Allison Winn Scotch (born June 12, 1973) is a New York Times best-selling American author, best known for her novels The Theory of Opposites (2013), Time of My Life (2008), and The Department of Lost and Found (2007). She is also a magazine contributor and has written for, among others, Cooking Light, Fitness, InStyle Weddings, Men's Health, Prevention, Redbook, Self, Shape, and Women's Health. At present, she contributes celebrity interviews and profiles to American Way. Time of My Life is currently under development at The Weinstein Company, with Meryl Poster producing. Scotch runs a writing blog, Ask Allison, to which aspiring writers ask questions about the publishing industry. She currently lives in Los Angeles with her family and dogs.

== Novels ==

=== The Department of Lost and Found (2007) ===
Natalie Miller's picture-perfect life is upended: she's diagnosed with breast cancer, her cheating boyfriend leaves her, and her job as an aide to a senator is on the line. After chemo and a mastectomy, Natalie re-examines her life and past relationships, and has to decide what parts of her old life can remain “lost,” and what she needs to “find” to move forward. The novel hit the USA Today bestseller list.

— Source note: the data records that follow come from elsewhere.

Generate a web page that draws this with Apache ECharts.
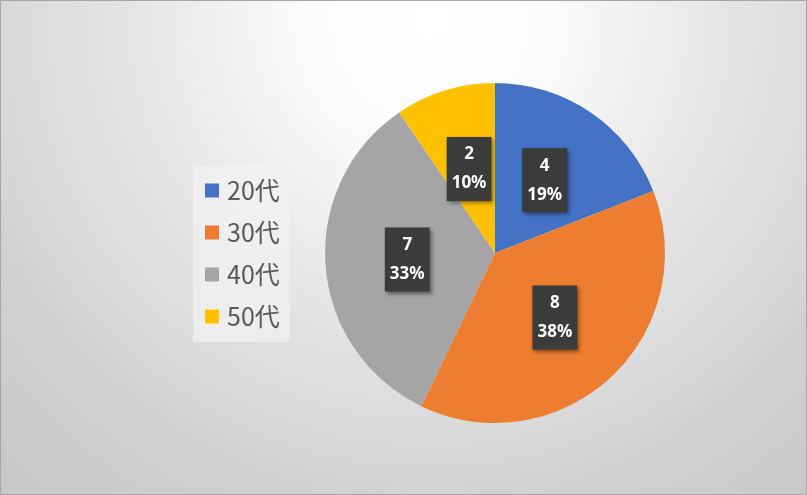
<!DOCTYPE html>
<html><head><meta charset="utf-8">
<script src="https://cdn.jsdelivr.net/npm/echarts@6/dist/echarts.min.js"></script>
<style>html,body{margin:0;padding:0;}#c{width:807px;height:495px;}</style>
</head><body><div id="c"></div>
<script>
const categories = ['20代', '30代', '40代', '50代'];
const values = [4, 8, 7, 2];
const colors = ['#4472C4', '#ED7D31', '#A5A5A5', '#FFC000'];

const chart = echarts.init(document.getElementById('c'));
chart.setOption({
  backgroundColor: {type: 'radial', x: 430, y: 20, r: 620, global: true, colorStops: [
    {offset: 0, color: '#ffffff'}, {offset: 0.2, color: '#fbfbfb'},
    {offset: 0.47, color: '#e6e6e6'}, {offset: 0.7, color: '#d8d8d8'},
    {offset: 0.78, color: '#d1d1d1'}, {offset: 1, color: '#c8c8c8'}]},
  animation: false,
  color: colors,
  graphic: [{type: 'rect', shape: {x: 0.5, y: 0.5, width: 806, height: 494},
    style: {fill: 'none', stroke: '#a6a6a6', lineWidth: 1}, silent: true}],
  legend: {
    orient: 'vertical', left: 193, top: 165,
    padding: [11, 10, 11, 12],
    backgroundColor: 'rgba(242,242,242,0.75)',
    icon: 'rect', itemWidth: 14, itemHeight: 14, itemGap: 13,
    textStyle: {fontFamily: 'Noto Sans CJK JP', fontSize: 25, lineHeight: 29, color: '#595959', padding: [0, 0, 0, 3]},
    data: categories
  },
  series: [{
    type: 'pie', center: [495, 253], radius: 170, startAngle: 90, clockwise: true,
    percentPrecision: 0,
    data: categories.map((n, i) => ({name: n, value: values[i]})),
    itemStyle: {borderWidth: 0},
    label: {
      position: 'inside',
      formatter: p => '{v|' + p.value + '}\n{p|' + p.percent + '%}',
      backgroundColor: '#3b3b3b',
      padding: [3, 5, 3, 5],
      shadowColor: 'rgba(0,0,0,0.45)', shadowBlur: 4, shadowOffsetX: 2, shadowOffsetY: 2,
      rich: {
        v: {fontFamily: 'Noto Sans', fontWeight: 'bold', fontSize: 17, color: '#ffffff', lineHeight: 29, align: 'center'},
        p: {fontFamily: 'Noto Sans', fontWeight: 'bold', fontSize: 17, color: '#ffffff', lineHeight: 29, align: 'center'}
      }
    },
    labelLine: {show: false}
  }]
});
</script></body></html>
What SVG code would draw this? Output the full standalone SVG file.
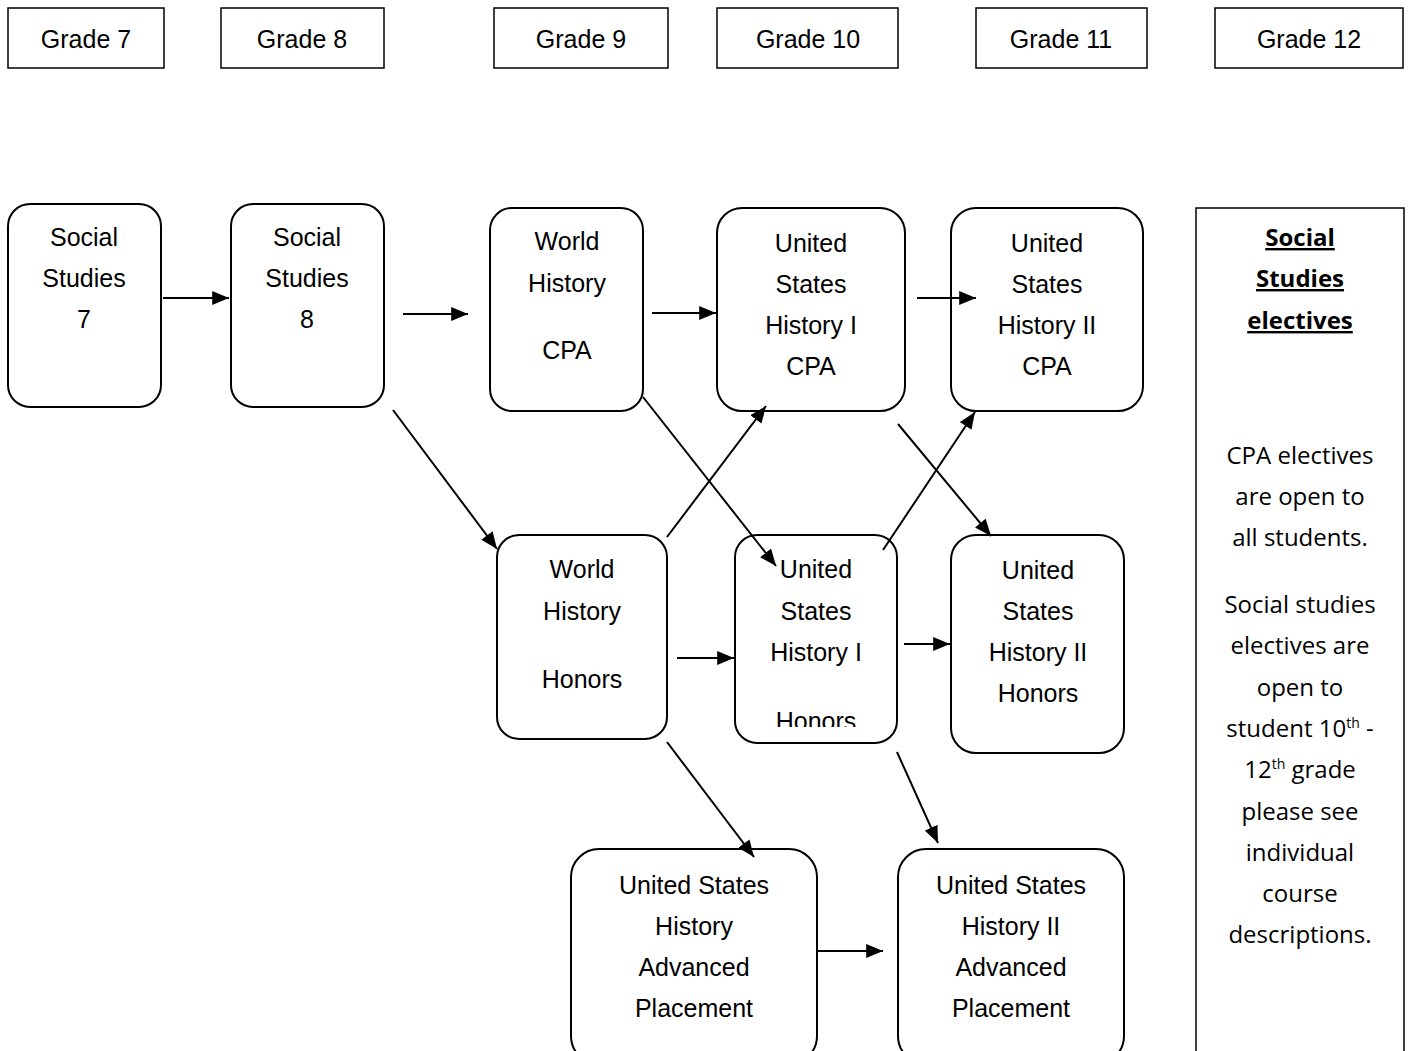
<svg xmlns="http://www.w3.org/2000/svg" width="1408" height="1051" viewBox="0 0 1408 1051">
<style>
.g{fill:#fff;stroke:#000;stroke-width:1.5}
.n{fill:#fff;stroke:#000;stroke-width:2}
.t{font-family:"Liberation Sans",Arial,sans-serif;font-size:25px;fill:#000;text-anchor:middle}
.e{font-family:"Open Sans","DejaVu Sans",sans-serif;font-size:24px;fill:#000;text-anchor:middle}
.b{font-weight:bold;text-decoration:underline}
.c line{stroke:#000;stroke-width:2;marker-end:url(#ah)}
</style>
<defs>
<marker id="ah" viewBox="0 0 12 10" refX="12" refY="5" markerWidth="17" markerHeight="14" markerUnits="userSpaceOnUse" orient="auto">
<path d="M0,0 L12,5 L0,10 z" fill="#000"/>
</marker>
<clipPath id="clipH"><rect x="735" y="535" width="162" height="192"/></clipPath>
</defs>
<rect width="1408" height="1051" fill="#fff"/>

<g id="grade7"><rect class="g" x="8" y="8" width="156" height="60"/><text class="t" x="86" y="48">Grade 7</text></g>
<g id="grade8"><rect class="g" x="221" y="8" width="163" height="60"/><text class="t" x="302" y="48">Grade 8</text></g>
<g id="grade9"><rect class="g" x="494" y="8" width="174" height="60"/><text class="t" x="581" y="48">Grade 9</text></g>
<g id="grade10"><rect class="g" x="717" y="8" width="181" height="60"/><text class="t" x="808" y="48">Grade 10</text></g>
<g id="grade11"><rect class="g" x="976" y="8" width="171" height="60"/><text class="t" x="1061" y="48">Grade 11</text></g>
<g id="grade12"><rect class="g" x="1215" y="8" width="188" height="60"/><text class="t" x="1309" y="48">Grade 12</text></g>

<g id="ss7"><rect class="n" x="8" y="204" width="153" height="203" rx="22"/>
<text class="t" x="84" y="246">Social</text><text class="t" x="84" y="287">Studies</text><text class="t" x="84" y="328">7</text></g>
<g id="ss8"><rect class="n" x="231" y="204" width="153" height="203" rx="22"/>
<text class="t" x="307" y="246">Social</text><text class="t" x="307" y="287">Studies</text><text class="t" x="307" y="328">8</text></g>
<g id="whcpa"><rect class="n" x="490" y="208" width="153" height="203" rx="22"/>
<text class="t" x="567" y="250">World</text><text class="t" x="567" y="292">History</text><text class="t" x="567" y="359">CPA</text></g>
<g id="ush1cpa"><rect class="n" x="717" y="208" width="188" height="203" rx="25"/>
<text class="t" x="811" y="252">United</text><text class="t" x="811" y="293">States</text><text class="t" x="811" y="334">History I</text><text class="t" x="811" y="375">CPA</text></g>
<g id="ush2cpa"><rect class="n" x="951" y="208" width="192" height="203" rx="25"/>
<text class="t" x="1047" y="252">United</text><text class="t" x="1047" y="293">States</text><text class="t" x="1047" y="334">History II</text><text class="t" x="1047" y="375">CPA</text></g>
<g id="whhon"><rect class="n" x="497" y="535" width="170" height="204" rx="22"/>
<text class="t" x="582" y="578">World</text><text class="t" x="582" y="620">History</text><text class="t" x="582" y="688">Honors</text></g>
<g id="ush1hon"><rect class="n" x="735" y="535" width="162" height="208" rx="22"/>
<text class="t" x="816" y="578">United</text><text class="t" x="816" y="620">States</text><text class="t" x="816" y="661">History I</text><text class="t" x="816" y="730" clip-path="url(#clipH)">Honors</text></g>
<g id="ush2hon"><rect class="n" x="951" y="535" width="173" height="218" rx="25"/>
<text class="t" x="1038" y="579">United</text><text class="t" x="1038" y="620">States</text><text class="t" x="1038" y="661">History II</text><text class="t" x="1038" y="702">Honors</text></g>
<g id="ushap"><rect class="n" x="571" y="849" width="246" height="215" rx="28"/>
<text class="t" x="694" y="894">United States</text><text class="t" x="694" y="935">History</text><text class="t" x="694" y="976">Advanced</text><text class="t" x="694" y="1017">Placement</text></g>
<g id="ush2ap"><rect class="n" x="898" y="849" width="226" height="215" rx="28"/>
<text class="t" x="1011" y="894">United States</text><text class="t" x="1011" y="935">History II</text><text class="t" x="1011" y="976">Advanced</text><text class="t" x="1011" y="1017">Placement</text></g>

<g id="electives"><rect class="g" x="1196" y="208" width="208" height="860" stroke-width="2"/>
<text class="e b" x="1300" y="246">Social</text><text class="e b" x="1300" y="287">Studies</text><text class="e b" x="1300" y="329">electives</text>
<text class="e" x="1300" y="464">CPA electives</text><text class="e" x="1300" y="505">are open to</text><text class="e" x="1300" y="546">all students.</text>
<text class="e" x="1300" y="613">Social studies</text><text class="e" x="1300" y="654">electives are</text><text class="e" x="1300" y="696">open to</text>
<text class="e" x="1300" y="737">student 10<tspan font-size="14" dy="-9">th</tspan><tspan dy="9"> -</tspan></text>
<text class="e" x="1300" y="778">12<tspan font-size="14" dy="-9">th</tspan><tspan dy="9"> grade</tspan></text>
<text class="e" x="1300" y="820">please see</text><text class="e" x="1300" y="861">individual</text><text class="e" x="1300" y="902">course</text><text class="e" x="1300" y="943">descriptions.</text></g>

<g id="connectors" class="c">
<line x1="163" y1="298" x2="229" y2="298"/>
<line x1="403" y1="314" x2="468" y2="314"/>
<line x1="393" y1="410" x2="497" y2="549"/>
<line x1="652" y1="313" x2="716" y2="313"/>
<line x1="643" y1="397" x2="776" y2="566"/>
<line x1="667" y1="537" x2="766" y2="406"/>
<line x1="917" y1="298" x2="976" y2="298"/>
<line x1="898" y1="424" x2="991" y2="536"/>
<line x1="883" y1="550" x2="975" y2="412"/>
<line x1="677" y1="658" x2="734" y2="658"/>
<line x1="904" y1="644" x2="950" y2="644"/>
<line x1="667" y1="742" x2="754" y2="857"/>
<line x1="897" y1="752" x2="938" y2="843"/>
<line x1="817" y1="951" x2="883" y2="951"/>
</g>
</svg>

=== Time of My Life (2008) ===
Jillian Westfield's living a “perfect” suburban life, with a successful husband and a sweet little toddler, but can't help thinking “what if” about the choices she made seven years ago. When she wakes up back in time in a pivotal moment in her life, she gets to choose whether to re-make her old choices, or choose a different path for her future. Time of My Life made The New York Times Best Sellers list in October 2008.

=== The One That I Want (2010) ===
Tilly Farmer worked hard for years to keep her family life together after her mother died when Tilly was only seventeen. She took care of her younger sisters, her dad got sober, and fifteen years later she is married to her high-school sweetheart and trying for a baby. Then a fortune-teller gives her the gift of clarity, and she can suddenly see terrible things happening before they occur, including her father's relapse and her husband's departure.

=== The Song Remains the Same (2012) ===
Nell Slattery survives a plane crash but loses her memory. Her friends and family attempt to shield her from difficult aspects of her past. In an effort to recover her memories, Nell uses photos, art, and a playlist titled “The Best of Nell Slattery” featuring significant songs from her previous life.

=== The Theory of Opposites (2013) ===
Willa has grown up under her father's belief system that everything happens for a reason and is beyond our control, which he wrote a bestselling book about. But one day her husband decides he wants a two-month break, and her life spins out of control. She loses her job, her ex re-contacts her, and she has to examine whether she really believes in fate or whether she is in control of her destiny.

=== In Twenty Years (2016) ===
Five former best friends come back to the house they shared at Penn to celebrate what would have been the 40th birthday of their sixth roommate, Bea. Bea's death fractured the formerly tight-knit group, and long simmering tensions erupt when they all get back together. Bea planned this before her death, hoping that with time and perspective the friends could come together and heal old wounds.

=== Between Me and You (2018) ===
Tatum and Ben meet when they are young aspiring artists: Tatum an actress and Ben a screenwriter. They fall in love and get married, and gradually grow apart as their career paths have separate highs and lows. Their love story is told in two arcs - one moving forward in time from Tatum's point of view, and one winding backwards from Ben's. By exploring their relationship in reverse, Ben tries to write his way back into love with Tatum.

== Film ==
In May 2008, The Weinstein Company optioned rights to Time of My Life, with Meryl Poster producing. In August 2009, they announced Nicole Eastman (The Ugly Truth) as the screenwriter. The option was repurchased by TWC in February, 2010.

In December 2013, Theory of Opposites was optioned by Jennifer Garner's production company, Vandalia Films.

In May 2020, SONY Pictures acquired Time of My Life for development with Meryl Poster.